How to Set Boundaries Politely
I’m of the mind that all boundaries are kind. They may not feel nice or polite, but how much of being polite or nice is just being fake?
I have realized that by not setting boundaries in the past, I wasn’t actually being present in my relationships. I was being fake as hell, and not giving people a chance to actually get to know me. Which, we can all probably agree is shitty.
Now that boundaries are a priority for me, I may seem rigid. But I’m actually being myself in my relationships, which means I’m being honest and open in a way I wasn’t before.
The cool thing about boundaries is that you don’t necessarily even have to communicate what the boundary is to another person. As long as you know what your boundaries are, they can guide your choices. So, when someone asks you to do something or exhibits a type of behavior, you can respond with your boundary in mind. Maybe that means you simply say no. Or, maybe you have to let them know that what they did wasn’t cool.
If they’re really your friend, they’re going to listen and respond thoughtfully. If they’re not, then fuck them.
You don’t need to be overly polite to people who don’t treat you the way you want to be treated.
Okay, now.
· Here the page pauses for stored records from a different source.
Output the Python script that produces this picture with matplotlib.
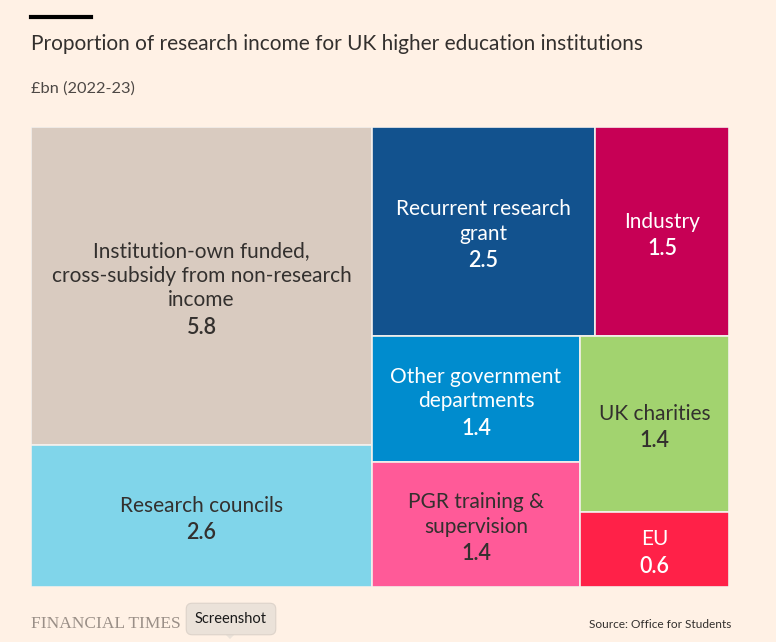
import matplotlib.pyplot as plt
from matplotlib.patches import Rectangle, Polygon
from matplotlib.lines import Line2D

# data
labels = [
    "Institution-own funded,\ncross-subsidy from non-research\nincome",
    "Research councils",
    "Recurrent research\ngrant",
    "Industry",
    "Other government\ndepartments",
    "PGR training &\nsupervision",
    "UK charities",
    "EU",
]
values = [5.8, 2.6, 2.5, 1.5, 1.4, 1.4, 1.4, 0.6]
colors = ["#d9cbc0", "#80d5ea", "#12528e", "#c70055",
          "#008cce", "#ff5a98", "#a2d36f", "#ff2148"]
text_colors = ["#33302e", "#33302e", "white", "white",
               "white", "#33302e", "#33302e", "white"]
# nesting of the slice-and-dice layout (indices into the lists above)
groups = [[0, 1], [[2, 3], [[4, 5], [6, 7]]]]

FONT = "Lato"
plt.rcParams['font.family'] = [FONT, 'DejaVu Sans']
BG = "#fff1e5"


def total(node):
    if isinstance(node, int):
        return values[node]
    return sum(total(n) for n in node)


def layout(node, x, y, w, h, depth, out):
    if isinstance(node, int):
        out[node] = (x, y, w, h)
        return
    s = total(node)
    pos = 0.0
    for child in node:
        frac = total(child) / s
        if depth % 2 == 0:
            layout(child, x + pos * w, y, frac * w, h, depth + 1, out)
        else:
            # top to bottom
            layout(child, x, y + h - (pos + frac) * h, w, frac * h, depth + 1, out)
        pos += frac


rects = {}
layout(groups, 0, 0, 1, 1, 0, rects)

W, H = 776, 642
fig = plt.figure(figsize=(W / 100, H / 100), dpi=100)
fig.patch.set_facecolor(BG)
ax = fig.add_axes([31 / W, (H - 587) / H, 698 / W, 460 / H])
ax.set_xlim(0, 1)
ax.set_ylim(0, 1)
ax.axis("off")

px = 0.72  # points per pixel
for i in range(len(values)):
    x, y, w, h = rects[i]
    ax.add_patch(Rectangle((x, y), w, h, facecolor=colors[i],
                           edgecolor="#f4f0ec", lw=1.2))
    cx, cy = x + w / 2, y + h / 2
    lines = labels[i].split("\n")
    n = len(lines)
    step, gap = 24.5, 27
    span = (n - 1) * step + gap
    top = span / 2 - 3.5
    for j, line in enumerate(lines):
        ax.annotate(line, (cx, cy), xytext=(0, (top - j * step) * px),
                    textcoords="offset points", ha="center", va="center",
                    fontsize=15, color=text_colors[i])
    ax.annotate(f"{values[i]:.1f}", (cx, cy), xytext=(0, (top - span) * px),
                textcoords="offset points", ha="center", va="center",
                fontsize=15.5, fontweight="semibold", color=text_colors[i])

# header
fig.add_artist(Line2D([31 / W, 91 / W], [1 - 16.5 / H, 1 - 16.5 / H],
                      color="black", lw=3))
fig.text(31 / W, 1 - 44 / H, "Proportion of research income for UK higher education institutions",
         fontsize=15, color="#33302e", va="center")
fig.text(31 / W, 1 - 89 / H, "£bn (2022-23)", fontsize=11.8,
         color="#4d4845", va="center")

# footer
fig.text(31 / W, 1 - 624 / H, "FINANCIAL TIMES", fontsize=12.5,
         family=["Liberation Serif"], color="#9a8f87", va="center")
fig.add_artist(Polygon([[222 / W, 1 - 631 / H], [238 / W, 1 - 631 / H],
                        [230 / W, 1 - 639 / H]], closed=True,
                       facecolor="#ebe2d9", edgecolor="none"))
fig.text(231 / W, 1 - 619 / H, "Screenshot", fontsize=10.5, color="#1a1a1a",
         ha="center", va="center",
         bbox=dict(boxstyle="round,pad=0.6,rounding_size=0.4", fc="#ebe2d9",
                   ec="#ddd3ca", lw=0.8))
fig.text(731 / W, 1 - 625 / H, "Source: Office for Students", fontsize=8.6,
         color="#33302e", ha="right", va="center")

fig.savefig("out.png", dpi=100, facecolor=BG)
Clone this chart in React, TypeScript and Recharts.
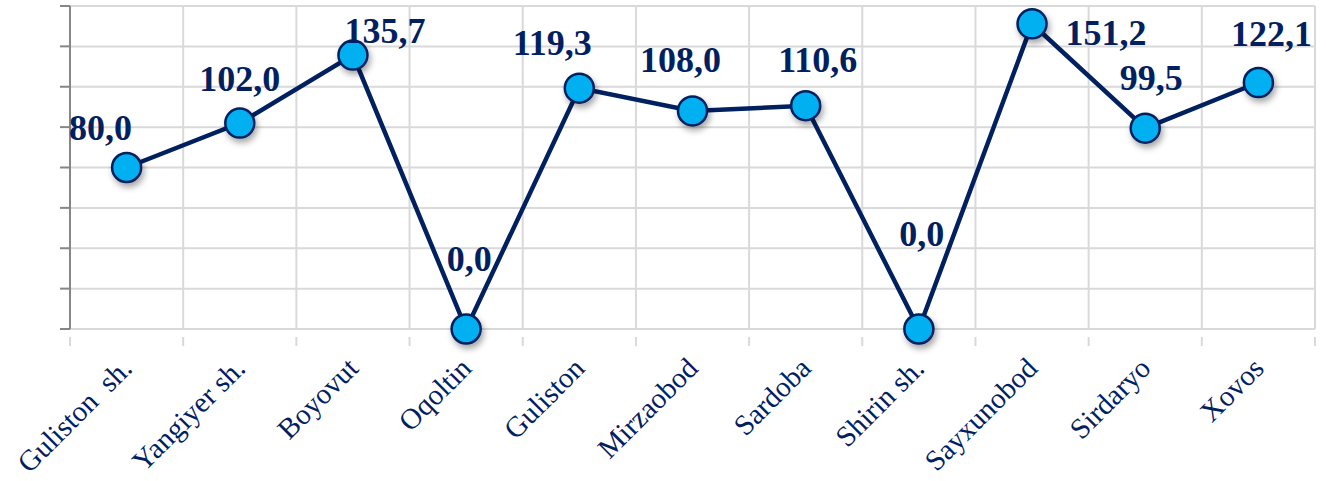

Let’s talk about what setting these boundaries actually looks like.
Healthy Boundaries Examples
I’ve mentioned all the unhealthy boundaries in relationships I used to have and how it used up all my resources and prevented me from writing. (More on that in this post on crazymakers and energy pennies.) Now I have strong boundaries that help me preserve my energy.
If you’re interested in taking back your energy and mental capacity, here are some examples of boundaries you can create in your life:
- Personal space. This can be around your physical body, or your creative workspace. Everyone needs alone time and to feel in control of their environment. Setting this boundary can give you the space you need to be yourself before you come back to your relationships.
- Creative independence. Every writer needs to nurse their ideas quietly before they share them. Making a creative independence boundary allows you to think through your story before you share it with writer friends or critique partners so you’re able to shape the story the way you want to.
- Honest communication. You should be able to express yourself honestly in all your relationships, even if it’s hard for someone else to hear.
- Health choices. No one needs to explain their workout, food choices, or supplement regimen to anyone. And furthermore, no one has to listen to someone else’s opinions about the things they do for their own health.
- Confidentiality. If you tell a friend something in confidence, they should keep that a secret. No one has time or energy for someone who runs their mouth like a middle school mean girl.
- Privacy. No one has to share every detail about themselves. Anyone who uses conversations as an opportunity to harvest compromising information is not a person you should have a relationship with.
Whether you’re looking to set boundaries in romantic relationships, or just some boundaries with nosy relatives, these healthy boundaries will stop you from spending all your energy reserves where they aren’t needed.
What Boundaries Do You Need for Your Art?
The stronger your boundaries, the easier it is to have space to create. What boundaries do you need to give yourself more time and energy for your creative work? Are you worried it will cost you friends if you set boundaries?